Winnipeggers could start seeing housing popping up around shopping malls around the city.
Councillors gathered on Tuesday to debate a package of zoning changes meant to turn parking lots and strip malls into housing.
The changes could lead to more projects like those previously announced around Polo Park and the North Gate shopping centre.
The city’s plan targets the areas around major shopping malls and streets with high levels of commercial activity. The zoning changes would allow developers to build housing in these areas without the need for a public hearing.
It’s part of a series of zoning changes the city agreed to make in exchange for more than $120 million in federal housing money.
The city expects all of the zoning changes to lead to 14,000 units built over the next three years.
The hearing at city hall lasted until after midnight, when councillors adjourned. The hearing will resume on Thursday, when council has its regularly scheduled meeting.
Some council members, like Transcona Coun. Russ Wyatt, questioned how much of that housing would be affordable.

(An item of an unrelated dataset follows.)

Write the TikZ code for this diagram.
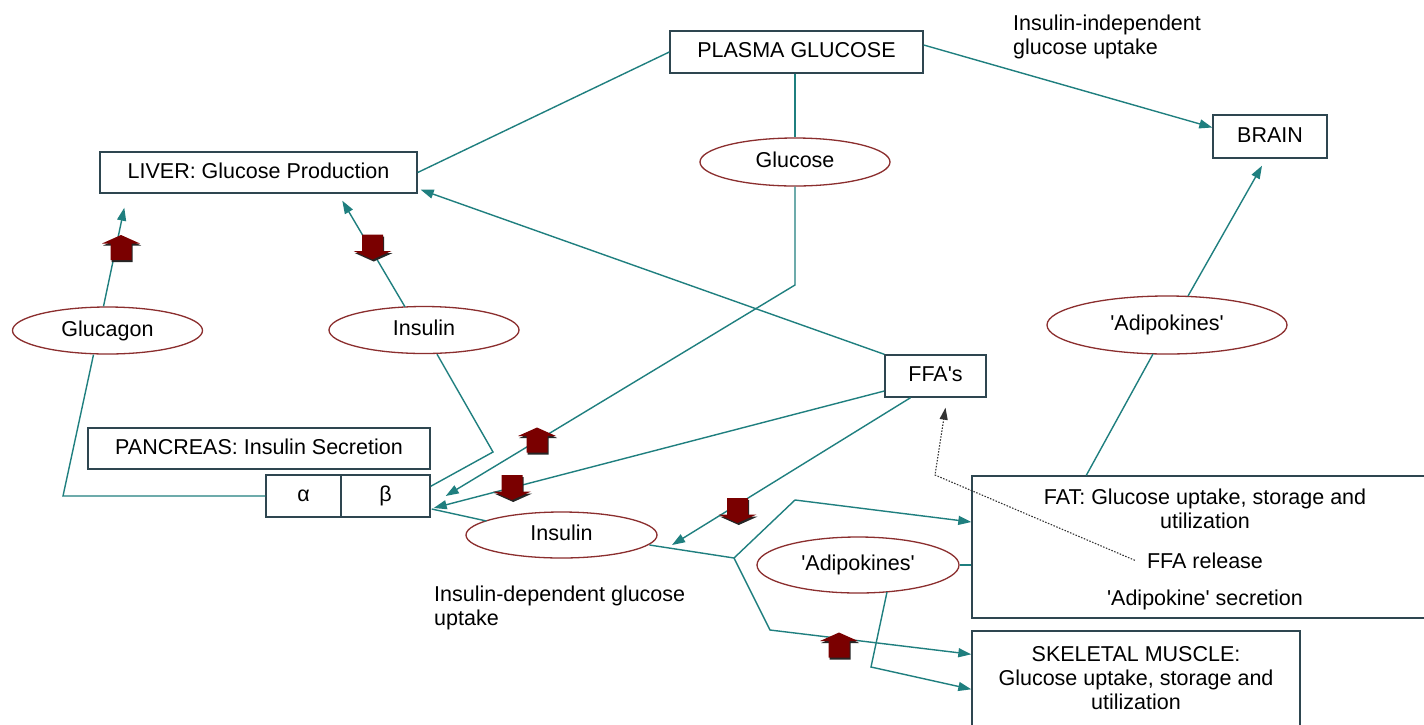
\documentclass[tikz,border=0pt]{standalone}
\usepackage{fontspec}
\setmainfont{Liberation Sans}
\usetikzlibrary{arrows.meta,shapes.geometric,calc}

\definecolor{wireteal}{HTML}{1F7F7F}
\definecolor{frame}{HTML}{2E4650}
\definecolor{ring}{HTML}{8B2E2E}
\definecolor{brick}{HTML}{7A0000}

\tikzset{
  every node/.style={font=\fontsize{21.5}{24}\selectfont, text=black},
  box/.style={draw=frame, line width=1.4pt, fill=white, inner sep=0pt,
              text height=15.5pt, text depth=4.5pt},
  oval/.style={ellipse, draw=ring, line width=1.3pt, fill=white, inner sep=0pt,
               text height=15.5pt, text depth=4.5pt},
  caption/.style={inner sep=0pt},
  wire/.style={draw=wireteal, line width=1.4pt},
  flow/.style={wire, -{Triangle[length=13pt,width=9pt]}},
  release/.style={draw=black!80, line width=1.1pt, dash pattern=on 1.5pt off 1.5pt,
                  -{Triangle[length=12pt,width=8pt]}},
  % thick red block arrows marking a rise or a fall
  blockup/.pic={
    \begin{scope}[shift={(1.2,2)}]
      \fill[black!85] (0,-12.5) -- (19,-4) -- (10.5,-4) -- (10.5,12.5)
        -- (-10.5,12.5) -- (-10.5,-4) -- (-19,-4) -- cycle;
    \end{scope}
    \fill[brick] (0,-12.5) -- (19,-4) -- (10.5,-4) -- (10.5,12.5)
      -- (-10.5,12.5) -- (-10.5,-4) -- (-19,-4) -- cycle;
  },
  blockdown/.pic={
    \begin{scope}[shift={(1.2,2)}]
      \fill[black!85] (0,12.5) -- (19,4) -- (10.5,4) -- (10.5,-12.5)
        -- (-10.5,-12.5) -- (-10.5,4) -- (-19,4) -- cycle;
    \end{scope}
    \fill[brick] (0,12.5) -- (19,4) -- (10.5,4) -- (10.5,-12.5)
      -- (-10.5,-12.5) -- (-10.5,4) -- (-19,4) -- cycle;
  },
}

\begin{document}
\begin{tikzpicture}[x=1pt, y=-1pt]
\useasboundingbox (0,0) rectangle (1424,724);
\fill[white] (0,0) rectangle (1424,724);
\clip (0,0) rectangle (1424,724);

% ---- organs and compartments
\node[box, minimum width=253pt, minimum height=42pt] (plasma) at (796.5,52) {PLASMA GLUCOSE};
\node[box, minimum width=114pt, minimum height=43pt] (brain) at (1270,136.5) {BRAIN};
\node[box, minimum width=317pt, minimum height=41pt] (liver) at (258.5,172.5) {LIVER: Glucose Production};
\node[box, minimum width=342pt, minimum height=41pt] (pancreas) at (259,448.5) {PANCREAS: Insulin Secretion};
\node[box, minimum width=75pt, minimum height=42pt] (alpha) at (303.5,496) {α};
\node[box, minimum width=89pt, minimum height=42pt] (beta) at (385.5,496) {β};
\node[box, minimum width=101pt, minimum height=42pt] (ffa) at (935.5,376) {FFA\textquotesingle s};
\node[box, minimum width=470pt, minimum height=142pt] (fat) at (1207,547) {};
\node[box, minimum width=328pt, minimum height=110pt] (muscle) at (1136,686) {};

% ---- signals
\node[oval, minimum width=190pt, minimum height=47pt] (glucagon) at (107.5,330.5) {Glucagon};
\node[oval, minimum width=190pt, minimum height=47pt] (insA) at (424,330) {Insulin};
\node[oval, minimum width=190pt, minimum height=48pt] (glucose) at (795,162) {Glucose};
\node[oval, minimum width=191pt, minimum height=46pt] (insB) at (561.5,535) {Insulin};
\node[oval, minimum width=240pt, minimum height=58pt] (adipoA) at (1167,325) {\textquotesingle Adipokines\textquotesingle};
\node[oval, minimum width=202pt, minimum height=56pt] (adipoB) at (858,565) {\textquotesingle Adipokines\textquotesingle};

% ---- free text
\node[caption, align=left, anchor=north west] (indep) at (1013,14.3) {Insulin-independent\\glucose uptake};
\node[caption, align=left, anchor=north west] (dep) at (434,586) {Insulin-dependent glucose\\uptake};
\node[caption, align=center, anchor=north] (fattitle) at (1205,489) {FAT: Glucose uptake, storage and\\utilization};
\node[caption, anchor=base] (ffarel) at (1205,568) {FFA release};
\node[caption, anchor=base] (adiposec) at (1205,605) {\textquotesingle Adipokine\textquotesingle{} secretion};
\node[caption, align=center, anchor=north] (musctext) at (1136,646.5) {SKELETAL MUSCLE:\\Glucose uptake, storage and\\utilization};

% ---- bend points
\coordinate (gbend) at (795,285);
\coordinate (gcorner) at (63,496);
\coordinate (ibend) at (493,452);
\coordinate (ffatip) at (672,545);
\coordinate (jn) at (734,558);
\coordinate (jup) at (795,500);
\coordinate (jdown) at (770,630);
\coordinate (abend) at (871,667);
\coordinate (dcorner) at (935,475);

% ---- plasma glucose
\draw[wire] (plasma.west) -- (liver.east);
\draw[flow] ([yshift=7pt]plasma.east) -- ([yshift=9pt]brain.west);
\draw[wire] (glucose.north |- plasma.south) -- (glucose.north);
\draw[flow] (glucose.south) -- (gbend) -- ([xshift=15pt]beta.east);

% ---- free fatty acids
\draw[flow] (ffa.north west) -- ([xshift=3pt,yshift=4pt]liver.south east);
\draw[flow] ([yshift=-15pt]ffa.west) -- ([xshift=3pt,yshift=-12pt]beta.east);
\draw[flow] ([xshift=-25pt]ffa.south) -- (ffatip);

% ---- pancreatic hormones
\draw[flow] ($(glucagon.north)+(-4,0)$) -- ($(liver.south west)+(25,14)$);
\draw[wire] (alpha.west) -- (gcorner) -- ($(glucagon.south)+(-14,0)$);
\draw[flow] ($(insA.north)+(-19,1)$) -- ($(liver.south west)+(243,7)$);
\draw[wire] ($(insA.south)+(13,0)$) -- (ibend) -- ([yshift=-12pt]beta.north east);
\draw[wire] ($(insB.center)+(-75,-14)$) -- ([xshift=1pt,yshift=-13pt]beta.east);

% ---- insulin-dependent uptake
\draw[wire] ($(insB.center)+(88,10)$) -- (jn);
\draw[flow] (jn) -- (jup) -- ([yshift=25pt]fat.west);
\draw[flow] (jn) -- (jdown) -- ([yshift=-24pt]muscle.north west);

% ---- adipokines
\draw[wire] (adipoB.east) -- (adipoB.east -| fat.west);
\draw[flow] ($(adipoB.center)+(29,27)$) -- (abend) -- ([yshift=-59pt]muscle.north west);
\draw[wire] ($(fat.north west)+(115,0)$) -- ($(adipoA.center)+(-14,29)$);
\draw[flow] ($(adipoA.center)+(21,-29)$) -- ([xshift=-8pt,yshift=-7pt]brain.south);

% ---- FFA release from fat
\draw[release] ([xshift=-12pt]ffarel.west) -- (dcorner) -- ([xshift=10pt,yshift=-10pt]ffa.south);

% ---- rises and falls
\pic at (121,247.5) {blockup};
\pic at (372.5,247) {blockdown};
\pic at (537,440) {blockup};
\pic at (512,487.5) {blockdown};
\pic at (737.5,510.5) {blockdown};
\pic at (839,645) {blockup};
\end{tikzpicture}
\end{document}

“What makes you think that today, by us rezoning this land, that it will not do the exact same and the same pattern that we’ve had with the industry, driving prices up?” Wyatt asked property, planning and development director Hazel Borys.
She said there is pent-up demand for walkable urban spaces, and prices will decrease as more housing gets built.
“Once you [level] the playing field and don’t require each developer to go through a public hearing process, but instead allow as-of-right complete communities, those prices start to [level] and come down,” Borys said.
A map of the affected areas shows potential development sites across the city, around malls like St. Vital Centre, Unicity and Kildonan Place, as well as commercial corridors like Selkirk Avenue, Portage Avenue and Pembina Highway.
Mynarski Coun. Ross Eadie asked how the plans would impact inner-city streets like Selkirk and north Main Street.
“Did anybody really look at the possibilities for our streets that are really suffering?” he said.
Borys replied that the city’s rezoning effort was not a “holistic planning effort,” but from her experience over 21 years of doing similar work around the world, “this sort of zoning upgrade … has always sparked a significant economic outcome.”
St. Vital Coun. Brian Mayes pointed out that while Winnipeg remains an affordable city for many people, compared to other cities in Canada, there is a lack of affordable housing. Borys agreed, and said the affordability issue was driven by a lack of supply.
“The purpose-built rental market only has a 1.8 per cent vacancy, which is one of the lowest vacancy rates in Canada, and then the lowest tranche of that only has a one per cent vacancy,” Borys said.
“So the affordable housing crisis in Winnipeg is for the lowest wage earners — not at all the highest wage earners.”
This is the first of two major rezoning hearings council is holding related to the Housing Accelerator Fund.
Another hearing on allowing as-of-right construction of four units per lot, and up to four storeys near frequent transit routes, is expected in March.